In FY 2010, the League calculates that the FHWA spent 2.07 percent, or just over $979 million on on biking and walking projects, up from 1.91 percent in FY 2009. However, while the share of biking and walking projects went up, the overall amount spent on them decreased. That’s because the total spending by the FHWA (on all projects) went down over $11 billion between FY 2010 and 2009.
Federal stimulus funds played a big role in those bike/walk numbers. Without stimulus funds, the FY 2010 percentage drops to 1.59 percent. I asked League President (and former FHWA staffer) Andy Clarke for some context on the numbers:
“I think there are two story lines here. First, we’re continuing to eke out a few more dollars each year from the Transportation Enhancements, Safe Routes to School, the Recreational Trails, and CMAQ [Congestion Mitigation and Air Quality] programs; but we’re still not really cracking into the heart of the core programs in a way that our mode share and crash record really demands. However, we are still making progress.
The second part of the story is that we’ve done much better with the stimulus funds (still not good enough though) and I think it’s a reflection of the fact that bike/ped projects are really good for getting quick visible results in the community; that there’s a backlog of good ready-to-go bike/ped projects just waiting for the go-ahead; and the stimulus program is a little more urban-focused and less in the control of the state DOTs. So, lo and behold, we’ve done better. That’s an important lesson going forward for the next transportation bill.”
There’s a lot of chatter right now about how the funding picture for active transportation will change post-election. Central to what’s being talked about is how earmarks — monies set aside for particular projects — are likely going the way of the Dodo bird (as in, becoming extinct). (For more on the earmarks issue, see this analysis just published by Streetsblog DC).
Over the years, thanks in large part to work of advocates, bicycling has entrenched itself into many earmarks. Now, the conventional wisdom seems to be that bike advocates will have to be ready to compete directly with other projects. To the extent that bike projects compete well, this could be a welcome chance to start “cracking into the heart of the core programs” as Mr. Clarke puts it — especially if President Obama decides that ending earmarks and funding infrastructure both have bi-partisan potential.

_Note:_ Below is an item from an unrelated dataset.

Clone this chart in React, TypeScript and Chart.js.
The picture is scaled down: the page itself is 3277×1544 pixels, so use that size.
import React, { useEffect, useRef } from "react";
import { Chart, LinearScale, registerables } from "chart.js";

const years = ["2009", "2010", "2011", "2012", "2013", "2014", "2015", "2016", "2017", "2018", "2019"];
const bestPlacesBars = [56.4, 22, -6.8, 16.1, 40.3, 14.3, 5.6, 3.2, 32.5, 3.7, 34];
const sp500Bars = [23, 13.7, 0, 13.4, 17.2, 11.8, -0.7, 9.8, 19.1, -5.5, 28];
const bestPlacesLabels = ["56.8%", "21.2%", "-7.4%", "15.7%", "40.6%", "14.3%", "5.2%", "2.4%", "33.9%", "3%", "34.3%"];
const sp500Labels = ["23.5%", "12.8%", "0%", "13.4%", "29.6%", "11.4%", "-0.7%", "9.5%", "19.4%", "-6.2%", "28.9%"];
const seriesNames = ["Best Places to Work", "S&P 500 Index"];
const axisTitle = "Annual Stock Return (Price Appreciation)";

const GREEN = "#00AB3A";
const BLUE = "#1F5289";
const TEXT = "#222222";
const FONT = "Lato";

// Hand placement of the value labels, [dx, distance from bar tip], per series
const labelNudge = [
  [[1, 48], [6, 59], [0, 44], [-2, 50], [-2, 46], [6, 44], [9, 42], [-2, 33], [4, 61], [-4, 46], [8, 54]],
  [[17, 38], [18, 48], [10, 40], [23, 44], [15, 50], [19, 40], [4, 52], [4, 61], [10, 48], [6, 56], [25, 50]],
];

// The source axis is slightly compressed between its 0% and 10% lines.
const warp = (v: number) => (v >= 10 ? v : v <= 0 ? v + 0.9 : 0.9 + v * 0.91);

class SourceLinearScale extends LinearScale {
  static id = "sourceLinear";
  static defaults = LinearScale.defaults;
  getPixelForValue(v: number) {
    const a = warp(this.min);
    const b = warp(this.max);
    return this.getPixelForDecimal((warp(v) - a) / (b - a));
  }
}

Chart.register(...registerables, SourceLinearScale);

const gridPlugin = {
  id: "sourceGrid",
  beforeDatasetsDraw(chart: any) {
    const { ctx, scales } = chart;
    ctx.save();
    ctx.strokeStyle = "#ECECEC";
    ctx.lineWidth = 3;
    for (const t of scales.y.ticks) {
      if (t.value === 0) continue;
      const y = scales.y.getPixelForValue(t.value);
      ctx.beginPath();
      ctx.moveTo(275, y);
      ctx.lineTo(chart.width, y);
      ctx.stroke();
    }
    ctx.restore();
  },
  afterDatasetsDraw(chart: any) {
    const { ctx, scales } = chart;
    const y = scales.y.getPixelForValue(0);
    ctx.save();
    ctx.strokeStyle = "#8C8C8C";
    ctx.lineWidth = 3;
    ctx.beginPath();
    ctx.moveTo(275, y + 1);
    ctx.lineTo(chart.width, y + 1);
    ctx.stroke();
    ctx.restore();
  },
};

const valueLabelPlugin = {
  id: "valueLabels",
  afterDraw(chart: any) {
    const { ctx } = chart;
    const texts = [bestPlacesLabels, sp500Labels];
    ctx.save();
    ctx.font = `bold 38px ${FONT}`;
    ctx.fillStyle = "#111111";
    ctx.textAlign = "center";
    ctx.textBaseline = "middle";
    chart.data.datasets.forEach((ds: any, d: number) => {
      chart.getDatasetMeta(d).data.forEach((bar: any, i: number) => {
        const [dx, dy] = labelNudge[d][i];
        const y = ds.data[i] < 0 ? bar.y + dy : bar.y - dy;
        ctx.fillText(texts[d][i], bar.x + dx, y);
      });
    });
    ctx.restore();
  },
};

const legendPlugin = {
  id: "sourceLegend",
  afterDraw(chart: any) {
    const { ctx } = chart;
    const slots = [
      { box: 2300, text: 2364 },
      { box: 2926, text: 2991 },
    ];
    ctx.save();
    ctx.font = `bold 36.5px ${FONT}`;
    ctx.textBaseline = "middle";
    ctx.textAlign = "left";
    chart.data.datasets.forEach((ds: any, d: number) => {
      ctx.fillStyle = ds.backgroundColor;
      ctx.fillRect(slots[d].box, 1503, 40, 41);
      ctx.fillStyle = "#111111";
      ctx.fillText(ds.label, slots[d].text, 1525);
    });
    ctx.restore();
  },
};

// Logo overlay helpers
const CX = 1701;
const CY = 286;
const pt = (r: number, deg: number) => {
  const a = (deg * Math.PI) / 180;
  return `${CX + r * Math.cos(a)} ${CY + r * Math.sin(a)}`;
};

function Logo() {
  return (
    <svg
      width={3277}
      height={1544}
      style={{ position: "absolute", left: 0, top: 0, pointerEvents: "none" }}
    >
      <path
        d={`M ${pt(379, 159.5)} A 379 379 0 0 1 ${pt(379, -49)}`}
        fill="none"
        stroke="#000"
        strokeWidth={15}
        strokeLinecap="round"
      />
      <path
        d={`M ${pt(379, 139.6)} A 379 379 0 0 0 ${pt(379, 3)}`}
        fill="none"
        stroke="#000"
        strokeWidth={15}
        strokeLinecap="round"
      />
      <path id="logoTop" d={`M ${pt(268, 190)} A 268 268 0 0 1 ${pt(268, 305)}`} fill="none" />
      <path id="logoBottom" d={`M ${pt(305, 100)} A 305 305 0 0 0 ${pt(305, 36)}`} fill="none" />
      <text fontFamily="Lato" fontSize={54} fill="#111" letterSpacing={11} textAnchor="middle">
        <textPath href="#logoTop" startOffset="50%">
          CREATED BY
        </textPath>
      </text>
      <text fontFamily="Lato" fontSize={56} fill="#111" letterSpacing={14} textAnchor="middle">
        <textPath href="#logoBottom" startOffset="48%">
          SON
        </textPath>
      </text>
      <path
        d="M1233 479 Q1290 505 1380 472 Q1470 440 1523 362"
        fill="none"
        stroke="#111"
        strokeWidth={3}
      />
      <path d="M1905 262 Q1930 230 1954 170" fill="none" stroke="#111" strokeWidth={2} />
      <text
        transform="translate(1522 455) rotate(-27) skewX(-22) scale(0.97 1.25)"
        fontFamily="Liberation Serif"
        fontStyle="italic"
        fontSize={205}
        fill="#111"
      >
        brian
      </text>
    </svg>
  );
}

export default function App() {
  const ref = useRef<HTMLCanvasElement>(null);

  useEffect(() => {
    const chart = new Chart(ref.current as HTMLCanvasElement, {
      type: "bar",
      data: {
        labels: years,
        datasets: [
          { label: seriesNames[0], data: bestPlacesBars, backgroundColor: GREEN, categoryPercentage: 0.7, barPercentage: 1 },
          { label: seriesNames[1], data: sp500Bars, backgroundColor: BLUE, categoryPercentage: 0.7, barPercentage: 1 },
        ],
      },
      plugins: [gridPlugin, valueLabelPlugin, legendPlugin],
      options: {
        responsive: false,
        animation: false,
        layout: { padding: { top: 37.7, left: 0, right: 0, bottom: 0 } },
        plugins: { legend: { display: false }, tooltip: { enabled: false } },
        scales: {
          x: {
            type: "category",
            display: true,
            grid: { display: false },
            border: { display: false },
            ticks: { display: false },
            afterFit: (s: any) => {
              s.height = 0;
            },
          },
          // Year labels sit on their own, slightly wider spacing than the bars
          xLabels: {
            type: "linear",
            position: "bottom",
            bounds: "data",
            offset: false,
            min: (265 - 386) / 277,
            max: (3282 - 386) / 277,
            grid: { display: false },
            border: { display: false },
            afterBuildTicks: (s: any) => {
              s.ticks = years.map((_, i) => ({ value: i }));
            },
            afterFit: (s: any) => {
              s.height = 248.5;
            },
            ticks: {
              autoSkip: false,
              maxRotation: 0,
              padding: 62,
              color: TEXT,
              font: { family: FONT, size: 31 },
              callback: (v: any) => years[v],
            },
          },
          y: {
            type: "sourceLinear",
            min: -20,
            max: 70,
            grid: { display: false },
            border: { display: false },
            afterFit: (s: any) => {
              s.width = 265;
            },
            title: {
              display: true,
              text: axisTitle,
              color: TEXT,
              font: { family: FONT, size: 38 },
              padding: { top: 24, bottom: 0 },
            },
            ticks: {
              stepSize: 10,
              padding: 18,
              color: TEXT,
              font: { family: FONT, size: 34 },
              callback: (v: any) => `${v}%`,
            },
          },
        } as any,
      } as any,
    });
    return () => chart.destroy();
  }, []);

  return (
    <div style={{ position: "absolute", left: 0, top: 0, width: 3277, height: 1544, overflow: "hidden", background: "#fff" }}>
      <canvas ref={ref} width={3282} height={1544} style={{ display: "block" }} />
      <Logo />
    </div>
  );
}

Here’s another perspective on the earmark issue. It comes from Richard Moeur, Chair of the Bicycle Technical Committee of the National Committee on Uniform Traffic Control Devices (NCUTCD) and traffic engineer for the Arizona Department of Transportation. Yesterday he wrote via a comment on the League’s blog that said in part,
“Given the political and fiscal situation shaping up after this election, it might possibly be a good time to re-assess the relationship at the Federal level, and look to more state & local solutions. Unlike TEA-21 & SAFETEA-LU [the last two transportation bills], the next bill is looking like it may be a tough fight over a greatly shrinking pie – which could end up with entire major programs consolidated or eliminated.”
I’ve been saying for a while now that instead of always looking for (or creating) new pots of money for active transportation, we should ask to re-allocate the existing pie so that it reflects a more balanced system. Perhaps, without as many earmark programs available, that will finally start happening.